**OBJECTIVE**.
Extract the lines of the material below, beginning with the first and ending with the line that holds "const xTicks = d3.range(2000, 2019, 2);". Skip every picture.

_____

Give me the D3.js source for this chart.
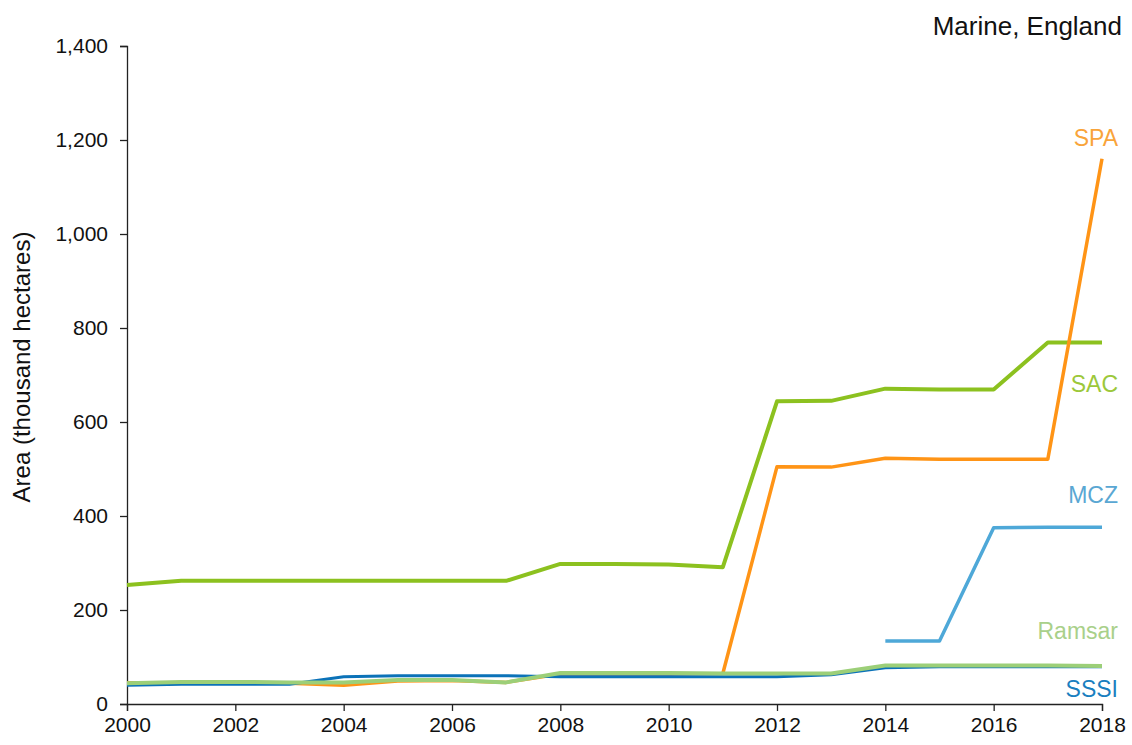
<!DOCTYPE html>
<html>
<head>
<meta charset="utf-8">
<script src="https://cdn.jsdelivr.net/npm/d3@7"></script>
<style>
  body { margin: 0; background: #fff; }
  svg { font-family: "Liberation Sans", Arial, sans-serif; }
</style>
</head>
<body>
<div id="chart"></div>
<script>
const years = d3.range(2000, 2019);
const sac = [253, 262, 262, 262, 262, 262, 262, 262, 298, 298, 297, 291, 644, 645, 671, 669, 669, 769, 769];
const spa = [45, 45, 45, 44, 40, 49, 50, 46, 64, 64, 64, 65, 505, 504, 523, 521, 521, 521, 1160];
const mcz = [null, null, null, null, null, null, null, null, null, null, null, null, null, null, 134, 134, 375, 376, 376];
const ramsar = [44, 47, 47, 46, 46, 51, 51, 46, 66, 66, 66, 65, 65, 65, 82, 82, 82, 82, 81];
const sssi = [40, 42, 42, 42, 58, 60, 60, 60, 58, 58, 58, 58, 58, 62, 77, 79, 79, 79, 79];
const yTicks = [0, 200, 400, 600, 800, 1000, 1200, 1400];
const xTicks = d3.range(2000, 2019, 2);

const series = [
  { name: "SAC", values: sac, color: "#8cc11f", label: "#9cc83a", width: 4, labelY: 392 },
  { name: "SPA", values: spa, color: "#ff9416", label: "#f9a43a", width: 3.5, labelY: 146 },
  { name: "SSSI", values: sssi, color: "#0b72b8", label: "#1a7fc0", width: 3, labelY: 697 },
  { name: "MCZ", values: mcz, color: "#4ea8d8", label: "#5aa7d3", width: 3.5, labelY: 503 },
  { name: "Ramsar", values: ramsar, color: "#9ccf78", label: "#a9d08a", width: 4, labelY: 639 }
];

const width = 1132, height = 745;
const margin = { left: 127, right: 30, top: 46, bottom: 41 };

const svg = d3.select("#chart").append("svg")
  .attr("width", width)
  .attr("height", height);

const x = d3.scaleLinear().domain([2000, 2018]).range([margin.left, width - margin.right]);
const y = d3.scaleLinear().domain([0, 1400]).range([height - margin.bottom, margin.top]);

// axes
const yAxis = svg.append("g")
  .attr("transform", `translate(${margin.left},0)`)
  .call(d3.axisLeft(y).tickValues(yTicks).tickSize(7).tickPadding(12).tickFormat(d3.format(",")));

const xAxis = svg.append("g")
  .attr("transform", `translate(0,${height - margin.bottom})`)
  .call(d3.axisBottom(x).tickValues(xTicks).tickSize(7).tickPadding(6).tickFormat(d3.format("d")));

[yAxis, xAxis].forEach(ax => {
  ax.selectAll("path, line").attr("stroke", "#222").attr("stroke-width", 1.3);
  ax.selectAll("text").attr("fill", "#111").style("font-size", "21px");
});

// lines
const line = d3.line()
  .defined(d => d[1] != null)
  .x(d => x(d[0]))
  .y(d => y(d[1]));

svg.append("g")
  .selectAll("path")
  .data(series)
  .join("path")
  .attr("fill", "none")
  .attr("stroke", d => d.color)
  .attr("stroke-width", d => d.width)
  .attr("stroke-linejoin", "round")
  .attr("d", d => line(years.map((yr, i) => [yr, d.values[i]])));

// series labels
svg.append("g")
  .selectAll("text")
  .data(series)
  .join("text")
  .attr("x", 1118)
  .attr("y", d => d.labelY)
  .attr("text-anchor", "end")
  .attr("fill", d => d.label)
  .style("font-size", "23px")
  .text(d => d.name);

// title
svg.append("text")
  .attr("x", 1122)
  .attr("y", 35)
  .attr("text-anchor", "end")
  .attr("fill", "#111")
  .style("font-size", "26px")
  .text("Marine, England");

// y axis title
svg.append("text")
  .attr("transform", "translate(30,367) rotate(-90)")
  .attr("text-anchor", "middle")
  .attr("fill", "#111")
  .style("font-size", "24px")
  .text("Area (thousand hectares)");
</script>
</body>
</html>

_____

**EXERCISE ANSWER**.
Give me the D3.js source for this chart.
<!DOCTYPE html>
<html>
<head>
<meta charset="utf-8">
<script src="https://cdn.jsdelivr.net/npm/d3@7"></script>
<style>
  body { margin: 0; background: #fff; }
  svg { font-family: "Liberation Sans", Arial, sans-serif; }
</style>
</head>
<body>
<div id="chart"></div>
<script>
const years = d3.range(2000, 2019);
const sac = [253, 262, 262, 262, 262, 262, 262, 262, 298, 298, 297, 291, 644, 645, 671, 669, 669, 769, 769];
const spa = [45, 45, 45, 44, 40, 49, 50, 46, 64, 64, 64, 65, 505, 504, 523, 521, 521, 521, 1160];
const mcz = [null, null, null, null, null, null, null, null, null, null, null, null, null, null, 134, 134, 375, 376, 376];
const ramsar = [44, 47, 47, 46, 46, 51, 51, 46, 66, 66, 66, 65, 65, 65, 82, 82, 82, 82, 81];
const sssi = [40, 42, 42, 42, 58, 60, 60, 60, 58, 58, 58, 58, 58, 62, 77, 79, 79, 79, 79];
const yTicks = [0, 200, 400, 600, 800, 1000, 1200, 1400];
const xTicks = d3.range(2000, 2019, 2);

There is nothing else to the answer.